Photo credit: Sterling Bay

Sterling Bay’s already massive presence along the North Branch corridor just got even bigger. A five-story warehouse building at 1907-1915 N. Mendell St. fetched $8.6 million for the Matanky Realty Group in a deal with the busy development company, The Real Deal reported. It’s not yet clear whether Sterling Bay plans to demolish or preserve the newly acquired building.

Sterling Bay’s $5 billion Lincoln Yards project promises to be a game-changer for the riverfront area, which will turn upwards of 70 acres of formerly industrial land located between Lincoln Park and Bucktown into a mixed-use sub-neighborhood with new park space, an extension of the popular 606 bike and pedestrian path, an updated Metra stop and even a 20,000-seat soccer stadium.

Just last week, revisions to the development’s plans were released, which trimmed some aspects of the ambitious project due to community pushback. Still, the North Branch Corridor will be nearly unrecognizable several years down the road when the project is done. Estimates for the number of people who will eventually be working in offices there run as high as 23,000 and the project is expected to deliver 5,000 new residential units to the area.

All those people will need ways to get in and out of the area. So it’s fitting that next week, per the Chicago Tribune, city council will vote on whether to take ownership of a set of abandoned railroad tracks that could allow a new transit line to serve the area.

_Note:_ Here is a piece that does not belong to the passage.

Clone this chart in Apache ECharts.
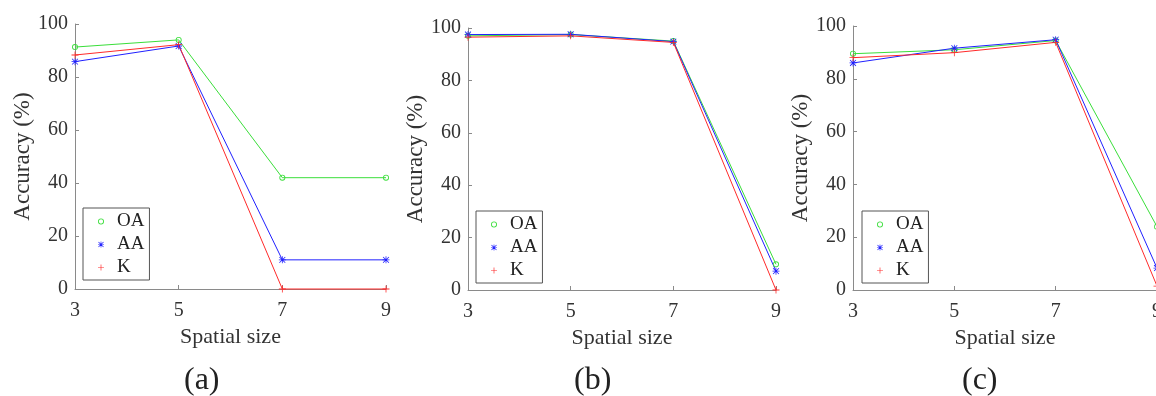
<!DOCTYPE html>
<html>
<head>
<meta charset="utf-8">
<script src="https://cdn.jsdelivr.net/npm/echarts@6/dist/echarts.min.js"></script>
<style>
  html, body { margin: 0; padding: 0; background: #fff; }
  #chart { width: 1156px; height: 396px; }
</style>
</head>
<body>
<div id="chart"></div>
<script>
// Spatial window sizes on the x axis
const sizes = [3, 5, 7, 9];
const yTicks = [0, 20, 40, 60, 80, 100];
const seriesNames = ['OA', 'AA', 'K'];
const panelLabels = ['(a)', '(b)', '(c)'];

// Accuracy (%) per panel and metric
const oaA = [91.3, 94.0, 42.0, 42.0];
const aaA = [85.8, 91.7, 11.0, 11.0];
const kA  = [88.3, 92.2, 0.0, 0.0];

const oaB = [97.0, 97.5, 95.0, 9.8];
const aaB = [97.5, 97.6, 94.8, 7.2];
const kB  = [96.5, 97.0, 94.5, 0.0];

const oaC = [89.5, 91.0, 94.5, 24.0];
const aaC = [86.0, 91.6, 94.8, 8.3];
const kC  = [88.0, 89.9, 93.8, 1.5];

const panels = [
  { OA: oaA, AA: aaA, K: kA },
  { OA: oaB, AA: aaB, K: kB },
  { OA: oaC, AA: aaC, K: kC }
];

const colors = { OA: '#3ade3a', AA: '#2020ff', K: '#ff2a2a' };

// Marker shapes: thin ring, asterisk and plus, drawn as filled outlines
const ringPath = 'path://M0,5A5,5 0 1,1 10,5A5,5 0 1,1 0,5Z M1.4,5A3.6,3.6 0 1,0 8.6,5A3.6,3.6 0 1,0 1.4,5Z';
const plusPath = 'path://M0,4.45L10,4.45L10,5.55L0,5.55Z M4.45,0L5.55,0L5.55,10L4.45,10Z';
const starPath = 'path://M0,4.45L10,4.45L10,5.55L0,5.55Z M4.45,0L5.55,0L5.55,10L4.45,10Z ' +
  'M1.2,0.4L9.6,8.8L8.8,9.6L0.4,1.2Z M8.8,0.4L9.6,1.2L1.2,9.6L0.4,8.8Z';
const symbols = { OA: ringPath, AA: starPath, K: plusPath };
const symbolSizes = { OA: 6, AA: 7, K: 7 };

const FONT = '"Liberation Serif", "Times New Roman", serif';

const grids = [
  { left: 75, top: 24, width: 311, height: 265 },
  { left: 468, top: 28, width: 308, height: 262 },
  { left: 853, top: 26, width: 304, height: 264 }
].map(g => Object.assign({ containLabel: false, outerBoundsMode: 'none' }, g));
const legendPos = [
  { left: 83, top: 208 },
  { left: 476, top: 211 },
  { left: 862, top: 211 }
];
const labelX = [202, 592, 980];

const axisLineStyle = { color: '#8a8a8a', width: 1 };

const option = {
  animation: false,
  backgroundColor: '#fff',
  grid: grids,
  xAxis: grids.map((g, i) => ({
    gridIndex: i,
    type: 'value',
    min: 3, max: 9, interval: 2,
    name: 'Spatial size',
    nameLocation: 'middle',
    nameGap: 36,
    nameTextStyle: { fontFamily: FONT, fontSize: 22, color: '#333' },
    axisLine: { show: true, onZero: false, lineStyle: axisLineStyle },
    axisTick: { show: true, inside: true, length: 4, lineStyle: axisLineStyle },
    axisLabel: { fontFamily: FONT, fontSize: 20, color: '#333', margin: 12,
      formatter: v => (sizes.indexOf(v) >= 0 ? String(v) : '') },
    splitLine: { show: false }
  })),
  yAxis: grids.map((g, i) => ({
    gridIndex: i,
    type: 'value',
    min: 0, max: 100, interval: 20,
    name: 'Accuracy (%)',
    nameLocation: 'middle',
    nameGap: 40,
    nameTextStyle: { fontFamily: FONT, fontSize: 23, color: '#333' },
    axisLine: { show: true, lineStyle: axisLineStyle },
    axisTick: { show: true, inside: true, length: 4, lineStyle: axisLineStyle },
    axisLabel: { fontFamily: FONT, fontSize: 20, color: '#333', margin: 7,
      formatter: v => (yTicks.indexOf(v) >= 0 ? String(v) : '') },
    splitLine: { show: false }
  })),
  legend: legendPos.map(p => ({
    orient: 'vertical',
    left: p.left, top: p.top,
    borderColor: '#555', borderWidth: 1, borderRadius: 0,
    padding: [4, 5, 3, 15],
    itemWidth: 6, itemHeight: 6, itemGap: 4,
    selectedMode: false,
    textStyle: { fontFamily: FONT, fontSize: 19, color: '#222', lineHeight: 19, padding: [0, 0, 0, 8] },
    data: seriesNames.map(n => ({ name: n, icon: symbols[n] }))
  })),
  series: [],
  graphic: panelLabels.map((t, i) => ({
    type: 'text',
    left: labelX[i] - 18,
    top: 365,
    style: { text: t, font: '32px ' + FONT, fill: '#222' }
  }))
};

panels.forEach((p, i) => {
  seriesNames.forEach(n => {
    option.series.push({
      type: 'line',
      name: n,
      xAxisIndex: i,
      yAxisIndex: i,
      data: sizes.map((s, k) => [s, p[n][k]]),
      symbol: symbols[n],
      symbolSize: symbolSizes[n],
      showAllSymbol: true,
      clip: false,
      lineStyle: { color: colors[n], width: 1 },
      itemStyle: { color: colors[n], borderWidth: 0 }
    });
  });
});

const chart = echarts.init(document.getElementById('chart'), null, { renderer: 'canvas' });
chart.setOption(option);
</script>
</body>
</html>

In other real estate news:

  • A new report by Corelogic outlines a lag the Chicago area faces in home equity gains relative to the national average. The report shows that the average home gained about $8,200 from the third quarter of 2017 to the same time this year—about two-thirds the national average of $12,400. The report looked at a total of 12 cities, and only Houston showed a lower gain in equity, with an average of $6,600 gained over the same one-year period.
  • Several marquee real estate projects both downtown and in the city’s neighborhoods are set for a vote before the Chicago City Council on December 20. A rehab project, which will include new residential units and hotel rooms, would reopen the theater, which went dark in 2013, if approved. The long-shuttered Uptown Theater will be restored and its capacity upped to 5,800 if developer Farpoint Development can secure city approval. And owners of the Aon Center will ask for approval of a project calling for an exterior elevator and rooftop thrill ride that would swoop patrons over the edge of the 82-story skyscraper.